To ward them off, repeat this mantra to yourself: there is no such thing as ‘too small’ a crack. What a fox or raccoon could not crawl through, a weasel could easily manage. The most important step is to mind your trash, compost heap, pet and livestock food and other things that would attract these animals. But alarms and lights on sensors are less likely to pick up their movement, so it really comes down to being diligent about keeping the hen house sealed from top to bottom. A perimeter barricade that goes deep in the ground around the coop is a good deterrent to avoid burrowing attackers. If you find they’re getting in anyway, set up some traps.
Most predators are likely to attack at night. The hawk will attack in broad daylight when the chickens are out of the coop. Usually, larger hawks will attack. No matter how strong your fencing and hen house, you’ll find you can only stand by and watch helplessly if a hawk manages to swoop down.
Even worse, hawks are a protected species, and it's illegal to kill them-- you cannot shoot them, use poison or use traps that might hurt them.
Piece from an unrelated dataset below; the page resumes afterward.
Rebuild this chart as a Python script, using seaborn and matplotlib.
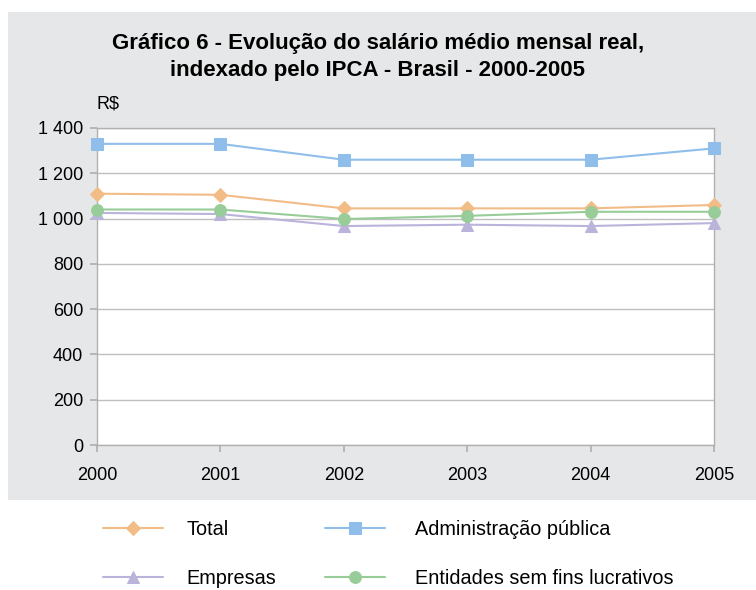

Even if you're trying to protect your chickens, you can be fined or put in jail for killing a hawk.
If hawks are a problem in your area, then you can't just fence in around your chickens; you have to fence the entire run above them. A web of fishing line created across the top of the run will also deter these birds of prey.
Other ways to avoid hawks are fake owls, scarecrows and windsocks hung around the chickens, but you have to move them around every few days or the hawks will be smart enough to realize things that never move are not a threat.